I am a 47 year old male and with my wife (47) we have raised four children. We have lived in four states and overseas. Since we were married, (25 years) my wife and I have worked long and hard at communicating with each other. Apart from not letting the kids put one over on us we felt that if we could get this right, the communication, we would be doing well. It has not been an easy journey and is not one that we have got right. We still miss, fail to let each other know what is going on for us, and keep things from each other.

To the point, I am beginning to realise (I know I may be a bit slow) that this has not necessarily been our fault completely. Try as we might, the demands of work, parental and friends opinions, church, and our own internal sense of what is right have come between us and good choices. I have at times been absent from the home for periods of up to a year with work commitments, with my wife holding the family together by herself. She found that difficult at times with real-estate and banks needing the permission of her husband to sign things off etc. Things have changed, but later on in our married life, I took up the reigns of looking after the family and home while she took up an 18 month learning opportunity. Apart from the inevitable disasters on the home front with an inexperienced dad at the fore (I could write a book), it was humbling and at times humiliating to be a stay at home father. I found my self socially isolated and lonely. Normal social occasions that are available for mums, such as tennis mornings, church get togethers, and craft mornings were not available to me. I was asked not to come or was still as isolated as before, with the mums at one end of the room and I stuck at the other. Many people had significant problems with me being a stay at home dad. Basket ball or squash mornings didn’t have childcare available for the men’s comps. The local mums would stay away because they were afraid of gossip etc. Many times I have had to change nappies in various places when there was a family room available but others strongly indicated that this was not the place for a guy. Other times I have had to stand outside women’s toilets and ask a female to take my young daughter into the toilet because I would not let her go in alone. Worse still I have been refused many times and had to cope with the subsequent mess and stares (what a lousy father). Taking her into the gent’s toilet was problematic to say the least. I used to ambush my wife as she came in through the door and regale her with what I had and the kids had done that day, just to get some conversation.

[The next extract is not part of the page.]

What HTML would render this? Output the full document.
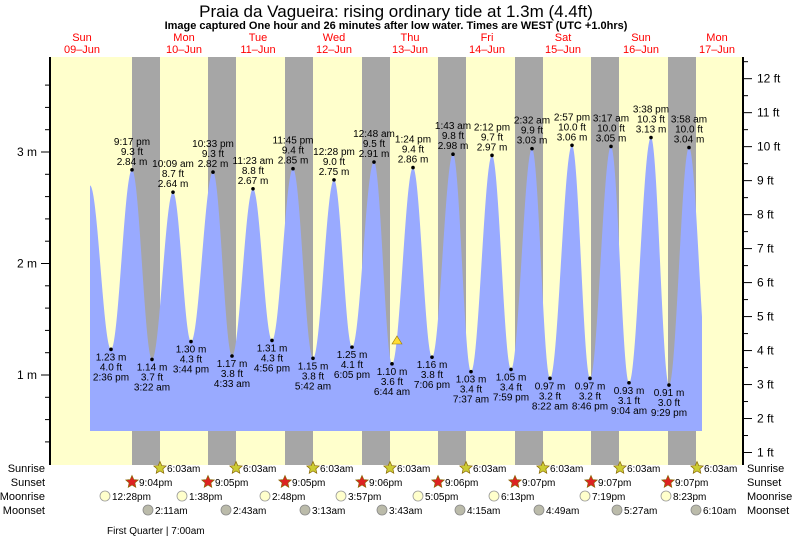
<!DOCTYPE html>
<html><head><meta charset="utf-8"><style>
body{margin:0;background:#fff;width:793px;height:539px;overflow:hidden}
svg text{font-family:"Liberation Sans",sans-serif}
</style></head><body>
<svg id="s" width="793" height="539" xmlns="http://www.w3.org/2000/svg">
<rect x="50" y="57" width="693" height="408" fill="#ffffcc"/>
<g id="night" fill="#a6a6a6"></g>
<path id="tide" fill="#99aaff" d=""/>
<g id="labs" font-size="10" fill="#000" text-anchor="middle"></g>
<line x1="50" y1="57" x2="50" y2="465" stroke="#000" stroke-width="2"/>
<line x1="743" y1="57" x2="743" y2="465" stroke="#000" stroke-width="2"/>
<g id="ticks" stroke="#000" stroke-width="1"></g>
<g id="tl" font-size="12" fill="#000"></g>
<text x="396" y="17" font-size="17" text-anchor="middle">Praia da Vagueira: rising  ordinary tide at 1.3m (4.4ft)</text>
<text x="396" y="29" font-size="11" font-weight="bold" text-anchor="middle">Image captured One hour and 26 minutes after low water. Times are WEST (UTC +1.0hrs)</text>
<g id="days" font-size="11" fill="#ff0000" text-anchor="middle"></g>
<polygon points="397,336 402,344 392,344" fill="#ffdd33" stroke="#997700" stroke-width="0.6"/>
<g font-size="11" fill="#000">
<text x="45" y="472" text-anchor="end">Sunrise</text><text x="45" y="486" text-anchor="end">Sunset</text>
<text x="45" y="500" text-anchor="end">Moonrise</text><text x="45" y="514" text-anchor="end">Moonset</text>
<text x="747" y="472">Sunrise</text><text x="747" y="486">Sunset</text>
<text x="747" y="500">Moonrise</text><text x="747" y="514">Moonset</text>
</g>
<g id="ev" font-size="10" fill="#000"></g>
<text x="107" y="534" font-size="10" fill="#000">First Quarter | 7:00am</text>
</svg>
<script>
var NS="http://www.w3.org/2000/svg";
function el(p,t,a,txt){var e=document.createElementNS(NS,t);for(var k in a)e.setAttribute(k,a[k]);if(txt!=null)e.textContent=txt;document.getElementById(p).appendChild(e);return e;}
var nights=[132,208,285,362,438,515,591,668];
nights.forEach(function(x){el("night","rect",{x:x,y:57,width:28,height:408});});
function Y(m){return 375-(m-1)*111.5;}
var ex=[[90,2.70],[111,1.23,"2:36 pm"],[132,2.84,"9:17 pm"],[152,1.14,"3:22 am"],[173,2.64,"10:09 am"],[191,1.30,"3:44 pm"],[213,2.82,"10:33 pm"],[232,1.17,"4:33 am"],[253,2.67,"11:23 am"],[272,1.31,"4:56 pm"],[293,2.85,"11:45 pm"],[313,1.15,"5:42 am"],[334,2.75,"12:28 pm"],[352,1.25,"6:05 pm"],[374,2.91,"12:48 am"],[392,1.10,"6:44 am"],[413,2.86,"1:24 pm"],[432,1.16,"7:06 pm"],[453,2.98,"1:43 am"],[471,1.03,"7:37 am"],[492,2.97,"2:12 pm"],[511,1.05,"7:59 pm"],[532,3.03,"2:32 am"],[550,0.97,"8:22 am"],[572,3.06,"2:57 pm"],[590,0.97,"8:46 pm"],[611,3.05,"3:17 am"],[629,0.93,"9:04 am"],[651,3.13,"3:38 pm"],[669,0.91,"9:29 pm"],[689,3.04,"3:58 am"],[709,0.95]];
var bot=431,d="M90,"+bot;
for(var i=0;i<ex.length-1;i++){var a=ex[i],b=ex[i+1];for(var x=a[0];x<b[0];x+=0.5){if(x>702)break;var t=(x-a[0])/(b[0]-a[0]);var m=a[1]+(b[1]-a[1])*(1-Math.cos(Math.PI*t))/2;d+=" L"+x+","+Y(m).toFixed(1);}}
d+=" L702,"+bot+" Z";document.getElementById("tide").setAttribute("d",d);
ex.forEach(function(e){if(!e[2])return;var y=Y(e[1]),ft=(e[1]/0.3048).toFixed(1)+" ft",m=e[1].toFixed(2)+" m";
el("labs","circle",{cx:e[0],cy:y,r:1.8});
if(e[1]>2){el("labs","text",{x:e[0],y:y-25},e[2]);el("labs","text",{x:e[0],y:y-15},ft);el("labs","text",{x:e[0],y:y-5},m);}
else{el("labs","text",{x:e[0],y:y+11},m);el("labs","text",{x:e[0],y:y+21},ft);el("labs","text",{x:e[0],y:y+31},e[2]);}});
for(var mm=0.4;mm<=3.61;mm+=0.2){var y=Y(mm);if(y<57||y>465)continue;var maj=Math.abs(mm-Math.round(mm))<0.01;el("ticks","line",{x1:maj?41:45,y1:y,x2:50,y2:y});if(maj)el("tl","text",{x:37,y:y+4,"text-anchor":"end"},Math.round(mm)+" m");}
for(var f=0.5;f<=12.6;f+=0.5){var y=Y(f*0.3048);if(y<57||y>465)continue;var maj=f%1==0;el("ticks","line",{x1:743,y1:y,x2:maj?752:748,y2:y});if(maj)el("tl","text",{x:757,y:y+4},f+" ft");}
var days=[[82,"Sun","09–Jun"],[184,"Mon","10–Jun"],[258,"Tue","11–Jun"],[334,"Wed","12–Jun"],[410,"Thu","13–Jun"],[487,"Fri","14–Jun"],[563,"Sat","15–Jun"],[641,"Sun","16–Jun"],[717,"Mon","17–Jun"]];
days.forEach(function(a){el("days","text",{x:a[0],y:41},a[1]);el("days","text",{x:a[0],y:53},a[2]);});
function star(x,y,fill){var p="";for(var k=0;k<10;k++){var r=k%2?3:6.5,an=-Math.PI/2+k*Math.PI/5;p+=(x+r*Math.cos(an)).toFixed(1)+","+(y+r*Math.sin(an)).toFixed(1)+" ";}el("ev","polygon",{points:p,fill:fill,stroke:"#886600","stroke-width":0.7});}
[160,236,313,390,466,543,620,697].forEach(function(x){star(x,468,"#cccc33");el("ev","text",{x:x+7,y:472},"6:03am");});
var ss=["9:04pm","9:05pm","9:05pm","9:06pm","9:06pm","9:07pm","9:07pm","9:07pm"];
nights.forEach(function(x,i){star(x,482,"#dd2222");el("ev","text",{x:x+7,y:486},ss[i]);});
var mr=[[105,"12:28pm"],[182,"1:38pm"],[265,"2:48pm"],[341,"3:57pm"],[418,"5:05pm"],[494,"6:13pm"],[585,"7:19pm"],[666,"8:23pm"]];
mr.forEach(function(a){el("ev","circle",{cx:a[0],cy:496,r:5,fill:"#ffffcc",stroke:"#999","stroke-width":0.8});el("ev","text",{x:a[0]+7,y:500},a[1]);});
var ms=[[148,"2:11am"],[226,"2:43am"],[305,"3:13am"],[382,"3:43am"],[460,"4:15am"],[539,"4:49am"],[617,"5:27am"],[696,"6:10am"]];
ms.forEach(function(a){el("ev","circle",{cx:a[0],cy:510,r:5,fill:"#bbbbaa",stroke:"#888","stroke-width":0.8});el("ev","text",{x:a[0]+7,y:514},a[1]);});
</script>
</body></html>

It would have been the worst 18 months of my life, and I was really grateful when my wife and I went back to a sharing role. The great thing about all this is that I have a great relationship with all my kids and I don’t think that this would have come about but for the time I spent at home with them and the skills that I learnt from that experience. This all comes back to communicating, despite our best efforts at times it has been difficult to move past social mores and public opinion. We are still tied to specific gender roles and it is difficult to get past them. Things have changed, family rooms are more accessible and public opinion has moved on. However there is still significant inertia even from ‘enlightened’ families like ours. We both still revert to our parents roles and we still fail to communicate, and we still get it all wrong, but it isn’t all our fault.

Thanks for the opportunity to write and I hope that this tirade helps in some small way.